I am a big fan of mentoring, but this is related to understanding the existing platform and getting productive working on it, not about teaching technology XYZ.

This opinion should actually go both ways and companies need to be willing to hire developers, even they don't have the 100% exact skills they need and then allow them to improve them on the job. If you got rejected by companies because they don't understand this, then be glad that you will not work for them.




I 100% agree with you. Over the course of my career, I've taken plenty of time, on the clock, to do such. Not necessarily with any particular direction of my managers, but just understanding that "My job is to solve problem X. Doing so requires learning tool Y, therefore, I'll spend a day of learning and an hour of coding".

Having talked to others, though, I find that a lot of folks don't necessarily realize that this is acceptable/encouraged.

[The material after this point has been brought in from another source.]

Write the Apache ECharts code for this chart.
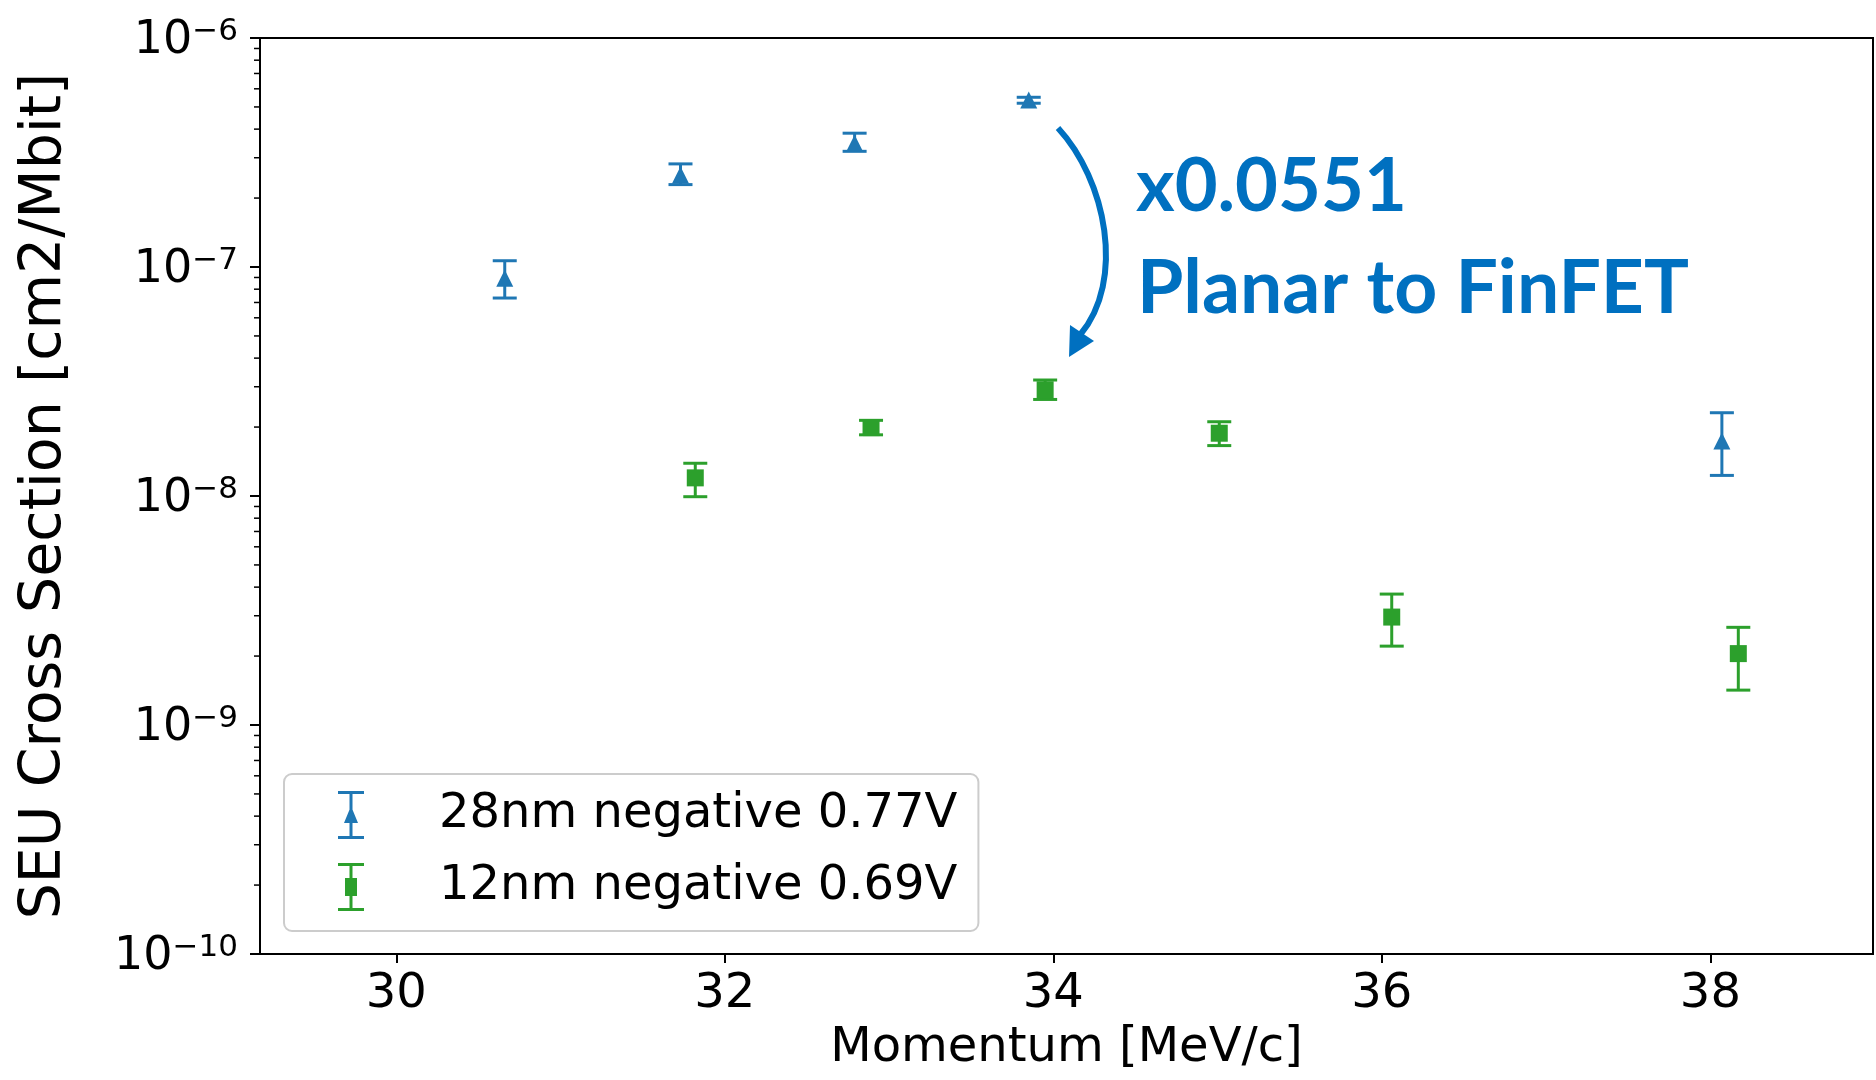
<!DOCTYPE html>
<html>
<head>
<meta charset="utf-8">
<script src="https://cdn.jsdelivr.net/npm/echarts@6/dist/echarts.min.js"></script>
<style>
html,body{margin:0;padding:0;background:#fff;}
#chart{width:1876px;height:1080px;}
</style>
</head>
<body>
<div id="chart"></div>
<script>
// ---- data ----
const seriesNames = ['28nm negative 0.77V', '12nm negative 0.69V'];

const mom28 = [30.66, 31.73, 32.79, 33.85, 38.07];
const xs28  = [8.93e-8, 2.52e-7, 3.47e-7, 5.36e-7, 1.74e-8];
const lo28  = [7.32e-8, 2.29e-7, 3.20e-7, 5.19e-7, 1.23e-8];
const hi28  = [1.065e-7, 2.82e-7, 3.84e-7, 5.51e-7, 2.31e-8];

const mom12 = [31.82, 32.89, 33.95, 35.01, 36.06, 38.17];
const xs12  = [1.20e-8, 1.99e-8, 2.91e-8, 1.88e-8, 2.96e-9, 2.05e-9];
const lo12  = [9.93e-9, 1.85e-8, 2.64e-8, 1.66e-8, 2.21e-9, 1.42e-9];
const hi12  = [1.39e-8, 2.14e-8, 3.21e-8, 2.11e-8, 3.73e-9, 2.67e-9];

const xTicks = [30, 32, 34, 36, 38];
const xMin = 29.17, xMax = 38.99;
const yMin = 1e-10, yMax = 1e-6;
const minorFactors = [2, 3, 4, 5, 6, 7, 8, 9];
const minorDecades = [-10, -9, -8, -7];

const annoText1 = 'x0.0551';
const annoText2 = 'Planar to FinFET';

// ---- colours / styles ----
const C28 = '#1f77b4', C12 = '#2ca02c', CANNO = '#0070C0';
const FONT = 'DejaVu Sans';

const minorVals = [];
minorDecades.forEach(d => minorFactors.forEach(f => minorVals.push([xMin, f * Math.pow(10, d)])));

const toPts = (xs, ys) => xs.map((x, i) => [x, ys[i]]);
const toErr = (xs, lo, hi) => xs.map((x, i) => [x, lo[i], hi[i]]);

function errRender(color) {
  return function (params, api) {
    const x = api.value(0);
    const pHi = api.coord([x, api.value(2)]);
    const pLo = api.coord([x, api.value(1)]);
    const w = 12;
    const st = { stroke: color, lineWidth: 3 };
    return {
      type: 'group',
      children: [
        { type: 'line', shape: { x1: pHi[0], y1: pHi[1], x2: pLo[0], y2: pLo[1] }, style: st },
        { type: 'line', shape: { x1: pHi[0] - w, y1: pHi[1], x2: pHi[0] + w, y2: pHi[1] }, style: st },
        { type: 'line', shape: { x1: pLo[0] - w, y1: pLo[1], x2: pLo[0] + w, y2: pLo[1] }, style: st }
      ]
    };
  };
}

const icon28 = 'path://M0 0H26V3H0Z M11.5 3H14.5V45H11.5Z M0 45H26V48H0Z M13 15L20 32L6 32Z';
const icon12 = 'path://M0 0H26V3H0Z M11.5 3H14.5V45H11.5Z M0 45H26V48H0Z M7 15H19V33H7Z';

const chart = echarts.init(document.getElementById('chart'), null, { renderer: 'canvas' });

const option = {
  animation: false,
  backgroundColor: '#fff',
  grid: {
    left: 260, right: 3, top: 38, bottom: 126,
    show: true, borderColor: '#000', borderWidth: 2, backgroundColor: 'transparent'
  },
  xAxis: {
    type: 'value', min: xMin, max: xMax,
    name: 'Momentum [MeV/c]', nameLocation: 'middle', nameGap: 71,
    nameTextStyle: { fontFamily: FONT, fontSize: 48, color: '#000' },
    axisLine: { show: true, lineStyle: { color: '#000', width: 2 } },
    axisTick: { show: true, inside: false, length: 9, lineStyle: { color: '#000', width: 2 }, customValues: xTicks },
    axisLabel: { fontFamily: FONT, fontSize: 48, color: '#000', margin: 17, customValues: xTicks },
    splitLine: { show: false }
  },
  yAxis: {
    type: 'log', logBase: 10, min: yMin, max: yMax, splitNumber: 4,
    name: 'SEU Cross Section [cm2/Mbit]', nameLocation: 'middle', nameGap: 186,
    nameTextStyle: { fontFamily: FONT, fontSize: 57, color: '#000' },
    axisLine: { show: true, lineStyle: { color: '#000', width: 2 } },
    axisTick: { show: true, inside: false, length: 10, lineStyle: { color: '#000', width: 2 } },
    axisLabel: {
      margin: 22,
      padding: [6, 0, 0, 0],
      formatter: function (v) {
        const e = Math.round(Math.log10(v));
        return '{b|10}{e|\u2212' + Math.abs(e) + '}';
      },
      rich: {
        b: { fontFamily: FONT, fontSize: 46, color: '#000', lineHeight: 50 },
        e: { fontFamily: FONT, fontSize: 31, color: '#000', verticalAlign: 'top', lineHeight: 50, padding: [0, 0, 22, 0] }
      }
    },
    splitLine: { show: false }
  },
  legend: {
    orient: 'vertical', left: 284, top: 774,
    padding: [17, 21, 20, 54],
    itemWidth: 26, itemHeight: 48, itemGap: 24,
    borderColor: '#cccccc', borderWidth: 2, borderRadius: 8, backgroundColor: '#fff',
    textStyle: { fontFamily: FONT, fontSize: 48, color: '#000', padding: [0, 0, 0, 70] },
    data: [
      { name: seriesNames[0], icon: icon28 },
      { name: seriesNames[1], icon: icon12 }
    ],
    selectedMode: false
  },
  series: [
    {
      type: 'custom', name: 'minorTicks', silent: true, clip: false,
      data: minorVals,
      renderItem: function (params, api) {
        const p = api.coord([api.value(0), api.value(1)]);
        return { type: 'line', shape: { x1: p[0] - 6, y1: p[1], x2: p[0], y2: p[1] }, style: { stroke: '#000', lineWidth: 1.5 } };
      },
      z: 5
    },
    {
      type: 'custom', name: 'err28', silent: true,
      data: toErr(mom28, lo28, hi28),
      encode: { x: 0, y: [1, 2] },
      renderItem: errRender(C28), z: 2
    },
    {
      type: 'custom', name: 'err12', silent: true,
      data: toErr(mom12, lo12, hi12),
      encode: { x: 0, y: [1, 2] },
      renderItem: errRender(C12), z: 2
    },
    {
      type: 'scatter', name: seriesNames[0],
      data: toPts(mom28, xs28),
      symbol: 'triangle', symbolSize: [17, 17],
      itemStyle: { color: C28, opacity: 1 }, z: 3
    },
    {
      type: 'scatter', name: seriesNames[1],
      data: toPts(mom12, xs12),
      symbol: 'rect', symbolSize: [17, 17],
      itemStyle: { color: C12, opacity: 1 }, z: 3
    }
  ],
  graphic: [
    {
      type: 'bezierCurve', silent: true, z: 10,
      shape: { x1: 1058, y1: 128, cpx1: 1106, cpy1: 180, cpx2: 1126, cpy2: 280, x2: 1080, y2: 335 },
      style: { stroke: CANNO, lineWidth: 6, fill: null }
    },
    {
      type: 'polygon', silent: true, z: 10,
      shape: { points: [[1069, 357], [1070, 325], [1094, 341]] },
      style: { fill: CANNO }
    },
    {
      type: 'text', silent: true, z: 10, left: 1136, top: 150,
      style: { text: annoText1, fontFamily: 'Lato', fontWeight: 'bold', fontSize: 74, fill: CANNO }
    },
    {
      type: 'text', silent: true, z: 10, left: 1137, top: 251,
      style: { text: annoText2, fontFamily: 'Lato', fontWeight: 'bold', fontSize: 75, fill: CANNO }
    }
  ]
};
chart.setOption(option);
</script>
</body>
</html>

As I moved into senior roles, I tried to do a better job of conveying this. And overall, employers and managers need to do a better job communicating that doing this is expected/reasonable behavior.


Absolutely agreed. What's implicit here is the risk that somebody just won't work out. I once invested a huge amount of effort trying to train a junior dev and after 3 months he still didn't "get it". Not only was he unproductive but I was basically operating at half capacity for those three months. It was a huge exercise in frustration and something I will never attempt again.


I am sure that was very frustrating! Did you end up letting him go? It sounds loke the job wasn't a fit for his skillsets.

I will say that I have hired junior folks and seen them thrive after three months (take on more work with more autonomy) and that leveling up was so great to see. Plus it made them a better developer and more effective foe the company.

That's the flip side.

And it's not like a senior developer is a sure bet to be effective either (though I grant you they are, all things considered, a better bet).


I think this is the beauty of this approach as well (vs actively teaching skills). If somebody does not work out, you will know pretty early based on how they approach the learning in the first place.


On th job training doesn’t normally mean in a classroom, but reading docs and asking questions.


Understand, but I think the intensity matters here. If you are mentoring a junior developer and he asks you questions about every little detail (instead of working through some docs and trying things out), then I guess this is not the on-the-job-training you would like to offer.


To me this seems more like "common sense" than an unpopular opinion. As such I hope this isnt an unpopular opinion!


That's why it "might" be :)

I think in the HN community this is probably common sense.